Frustration should be boiling over in the wake of Texas State’s embarrassing oversight, which cost multiple people their jobs and the school more than $17,000.
According to information from the Texas Commission on Environmental Quality, Texas State was fined $17,150 for two offenses. The first was failing to notify the TCEQ before two new water boilers were operational. The second was failing to perform an official compliance test after the boilers were installed on campus. The new boilers were put into place after a boiler went out and left the residence halls without hot water for two weeks in the winter of 2009.
Texas State officials need to ensure that proper procedures and designated tests for campus projects are successfully completed. The employees working on the boiler at the Cogeneration Power and Chill Plant should have better communication skills, proper incident training and knowledge on the TCEQ policies. These improvements would ensure an official boiler test and report do not slip through the cracks again.
Although the university’s lapse did not pollute the air, the fine by the TCEQ is still damaging.
Since the plant employees failed to test the boilers and sample the air emissions, a few of the workers have retired, resigned or been fired from their positions. According to a June 27 University Star article, some of the employees had additional violations in the past. Small operational oversights do happen, but a fine of this scale could have been avoided by ensuring that reliable and trained officials are on hand at the plant.

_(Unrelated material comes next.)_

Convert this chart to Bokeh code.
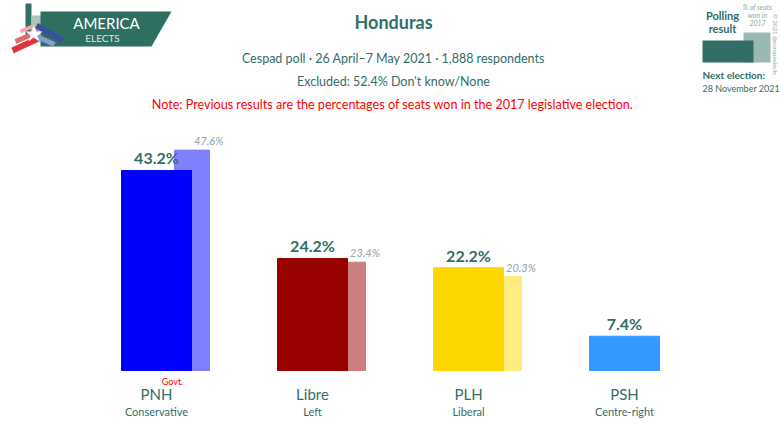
from bokeh.plotting import figure
from bokeh.models import Range1d, ColumnDataSource
from bokeh.core.properties import value
from bokeh.embed import file_html
from bokeh.resources import INLINE
import math

# ---- data ----
parties = ["PNH", "Libre", "PLH", "PSH"]
groups = ["Conservative", "Left", "Liberal", "Centre-right"]
poll = [43.2, 24.2, 22.2, 7.4]
prev = [47.6, 23.4, 20.3, None]
main_colors = ["#0000FF", "#990000", "#FFD700", "#3399FF"]
prev_colors = ["#8080FF", "#CC7F7F", "#FFEB80", None]

W, H = 780, 424
PXU_X = 156.0          # px per category
PXU_Y = 4.63           # px per percentage point
X0 = 156.0             # canvas x of first category centre
BASE = 54.0            # baseline px from bottom

xr = Range1d(-X0 / PXU_X, (W - X0) / PXU_X)
yr = Range1d(-BASE / PXU_Y, (H - BASE) / PXU_Y)

p = figure(width=W, height=H, x_range=xr, y_range=yr, output_backend="svg",
           toolbar_location=None, min_border=0, border_fill_color="white",
           background_fill_color="white", outline_line_color=None)
p.axis.visible = False
p.grid.visible = False

# helpers for decoration positions given in image pixels
def dx(ix):
    return (ix - X0) / PXU_X

def dy(iy):
    return yr.start + (H - iy) / PXU_Y

FONT = value("Lato")
TEAL = "#336E68"

# ---- bars ----
idx = list(range(len(parties)))
off = 35.5 / PXU_X
pv_x = [i + off for i in idx if prev[i] is not None]
pv_y = [prev[i] for i in idx if prev[i] is not None]
pv_c = [prev_colors[i] for i in idx if prev[i] is not None]
src_prev = ColumnDataSource(dict(x=pv_x, top=pv_y, color=pv_c,
                                 label=[f"{v:.1f}%" for v in pv_y]))
src_main = ColumnDataSource(dict(x=idx, top=poll, color=main_colors,
                                 label=[f"{v:.1f}%" for v in poll],
                                 party=parties, group=groups))

p.vbar(x="x", top="top", bottom=0, width=35 / PXU_X, color="color", source=src_prev)
p.vbar(x="x", top="top", bottom=0, width=70 / PXU_X, color="color", source=src_main)

p.text(x="x", y="top", text="label", source=src_main, text_align="center",
       text_baseline="bottom", y_offset=-3, text_font=FONT, text_font_style="bold",
       text_font_size="16px", text_color=TEAL)
p.text(x="x", y="top", text="label", source=src_prev, text_align="left",
       text_baseline="bottom", x_offset=2, y_offset=-3, text_font=FONT,
       text_font_style="italic", text_font_size="11px", text_color="#8FA6A2")
p.text(x="x", y=0, text="party", source=src_main, text_align="center",
       text_baseline="middle", y_offset=23, text_font=FONT,
       text_font_size="15px", text_color=TEAL)
p.text(x="x", y=0, text="group", source=src_main, text_align="center",
       text_baseline="middle", y_offset=41, text_font=FONT,
       text_font_size="11px", text_color=TEAL)
p.text(x=[0], y=[0], text=["Govt."], text_align="center", text_baseline="middle",
       x_offset=16, y_offset=11, text_font=FONT, text_font_size="9px",
       text_color="#FF0000")

# ---- header texts ----
cx = dx(393)
p.text(x=[cx], y=[dy(21)], text=["Honduras"], text_align="center",
       text_baseline="middle", text_font=FONT, text_font_style="bold",
       text_font_size="18px", text_color="#2F706A")
p.text(x=[cx], y=[dy(58)], text=["Cespad poll · 26 April–7 May 2021 · 1,888 respondents"],
       text_align="center", text_baseline="middle", text_font=FONT,
       text_font_size="12.5px", text_color=TEAL)
p.text(x=[cx], y=[dy(81)], text=["Excluded: 52.4% Don't know/None"],
       text_align="center", text_baseline="middle", text_font=FONT,
       text_font_size="12.5px", text_color=TEAL)
p.text(x=[dx(392)], y=[dy(104)],
       text=["Note: Previous results are the percentages of seats won in the 2017 legislative election."],
       text_align="center", text_baseline="middle", text_font=FONT,
       text_font_size="12.6px", text_color="#FF0000")

# ---- logo ----
def poly(pts, color, alpha=1.0):
    p.patch([dx(a) for a, b in pts], [dy(b) for a, b in pts], color=color,
            line_color=None, fill_alpha=alpha)

def bar(x1, y1, x2, y2, t, color):
    ang = math.atan2(y2 - y1, x2 - x1)
    nx, ny = -math.sin(ang) * t / 2, math.cos(ang) * t / 2
    poly([(x1 + nx, y1 + ny), (x2 + nx, y2 + ny), (x2 - nx, y2 - ny), (x1 - nx, y1 - ny)], color)

poly([(25, 3), (31, 3), (31, 34), (25, 34)], "#2F6F62")
poly([(31, 15), (44, 15), (44, 34), (31, 34)], "#AFC4BF")
poly([(40, 11), (171, 11), (151, 46), (40, 46)], "#2F6F62")
bar(12, 50, 40, 37, 6, "#D9363E")
bar(15, 41, 38, 31, 5, "#E06A6E")
bar(20, 31, 34, 25, 4, "#F2A7A8")
bar(36, 25, 62, 40, 6, "#3750A0")
bar(34, 35, 54, 44, 5, "#8A9CCB")
poly([(33, 25), (36, 31), (42, 31), (37, 35), (39, 41), (33, 37), (28, 41), (30, 35), (25, 31), (31, 31)], "white")
p.text(x=[dx(106)], y=[dy(22)], text=["AMERICA"], text_align="center",
       text_baseline="middle", text_font=FONT, text_font_size="15px",
       text_color="white")
p.text(x=[dx(102)], y=[dy(37)], text=["ELECTS"], text_align="center",
       text_baseline="middle", text_font=FONT, text_font_size="10px",
       text_color="#DDE8E5")

# ---- legend box top right ----
poly([(743, 32), (770, 32), (770, 62), (743, 62)], "#9AB8B2")
poly([(702, 40), (753, 40), (753, 62), (702, 62)], "#336E66")
p.text(x=[dx(722)] * 2, y=[dy(15), dy(28)], text=["Polling", "result"],
       text_align="center", text_baseline="middle", text_font=FONT,
       text_font_style="bold", text_font_size="11px", text_color=TEAL)
p.text(x=[dx(757)] * 3, y=[dy(6), dy(14), dy(22)], text=["% of seats", "won in", "2017"],
       text_align="center", text_baseline="middle", text_font=FONT,
       text_font_style="italic", text_font_size="7px", text_color="#8FA6A2")
p.text(x=[dx(702)], y=[dy(74)], text=["Next election:"], text_align="left",
       text_baseline="middle", text_font=FONT, text_font_style="bold",
       text_font_size="10px", text_color=TEAL)
p.text(x=[dx(702)], y=[dy(88)], text=["28 November 2021"], text_align="left",
       text_baseline="middle", text_font=FONT, text_font_size="9px",
       text_color=TEAL)
p.text(x=[dx(775)], y=[dy(44)], text=["© 2021 @europeelects"], angle=-math.pi / 2,
       text_align="center", text_baseline="middle", text_font=FONT,
       text_font_size="6px", text_color="#8FA6A2")

open("out.html", "w").write(file_html(p, INLINE))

Money is tight everywhere at the university level, and the $17,000 fine from the utility operating budget would have been better served easing strain elsewhere. Members of the custodial staff may soon be working night hours and cleaning more buildings filled with more people than ever, and that money may have helped ease the burden on them.
The university cannot go back and undo the past. Lessons need to be learned from errors. Although no student tuition and fees went to pay the $17,150 fine, the utility operating budget felt the burden financially. The boiler incident should be an example of why Texas State should tighten up its relationship with the TCEQ. The university needs to make sure designated plant employees are aware and on the same page about the regulated boiler standards.
Almost 100 other entities were also fined by the TCEQ, according to the same May 30 TCEQ violation report. Dow Chemical Company in Brazoria County was given a $207,378 fine for five reporting violations and one related to exceeding annual allowable emission rates. Texas State has no excuse for environmental violations given the significance of the San Marcos community, even when $17,150 seems a small price to pay when compared to other’s fines.
The university is surrounded by precious natural resources such as the Edwards Aquifer and the San Marcos River. Because of this, extra preparation should always be taken with campus boilers to keep the community as eco-friendly as possible.